La Nuova Zelanda era arrivata a quello spareggio superando un primo girone dove c’era anche l’Australia e un secondo dove c’erano il Kuwait di Carlos Alberto Parreira, che si sarebbe qualificato come primo, Cina e Arabia Saudita. Seconda a pari punti e con la stessa differenza reti della Cina, lanciando un giovanissimo Wynton Rufer, che negli anni Ottanta avrebbe giocato in Svizzera prima di fare ottime cose al Werder Brema. In Spagna gli All Whites si sarebbero poi comportati con grande dignità, nonostante l’infortunio di Grant Turner, all’epoca insieme a Sumner e a Wooddin la loro stella, prima dell'esplosione di Rufer. Sotto di tre gol dopo mezz’ora, alla Rosaleda di Malaga sfiorarono una clamorosa rimonta contro la Scozia di Dalglish e Souness, allenata da Jock Stein, perdendo poi 5-2. Sempre a Malaga fecero soffrire l’Unione Sovietica di Dasaev e Blokhin nel primo tempo e poi persero 3-0. Infine al Villamarin di Siviglia quasi non toccarono palla nel 4-0 in favore del Brasile forse più brasiliano, ma evidentemente non più forte, di sempre: fu la festa del quadrato magico Falcão-Cerezo-Socrates-Zico, che Telé Santana aveva introdotto la partita prima, contro la Scozia.
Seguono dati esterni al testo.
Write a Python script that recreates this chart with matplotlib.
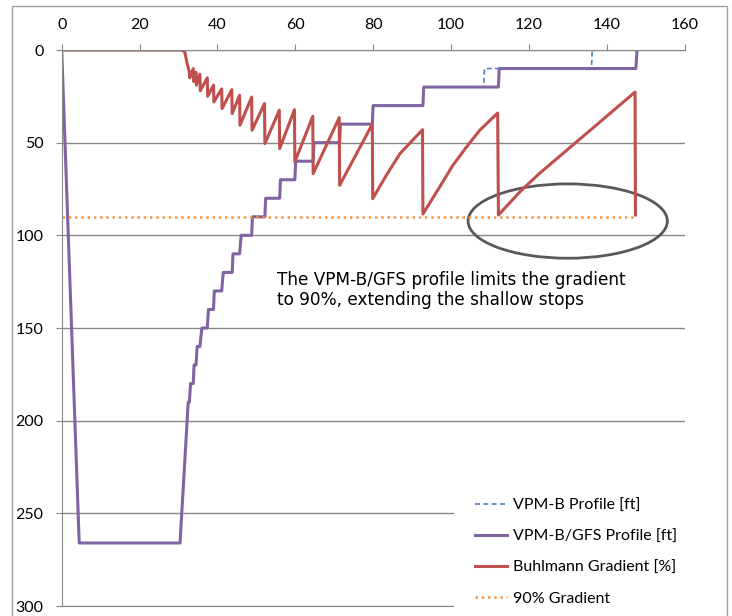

Pur con i suoi limiti tecnici la Nuova Zelanda sembrò una delle squadre fisicamente meglio messe fra le 24 del Mondiale, merito forse anche dei metodi di Adshead che nel ritiro di Marbella aveva imposto allenamenti all’alba e ritirata serale ad ore da convento, ben conoscendo lo spirito semidilettantistico dei suoi. Quasi tutti con esperienze calcistiche limitate alla Nuova Zelanda o al massimo all’Australia, con qualche provino in squadre inglesi ma poco di più. Rufer a parte, di tutt’altro livello medio era la squadra del Mondiale 2010, quella che pareggiò contro la disastrosa seconda Italia di Lippi, allenata da quel Ricki Herbert che nel 1982 era stato protagonista in campo come difensore. Una squadra che non ha fatto diventare il calcio sport nazionale, ma che rimarrà per sempre.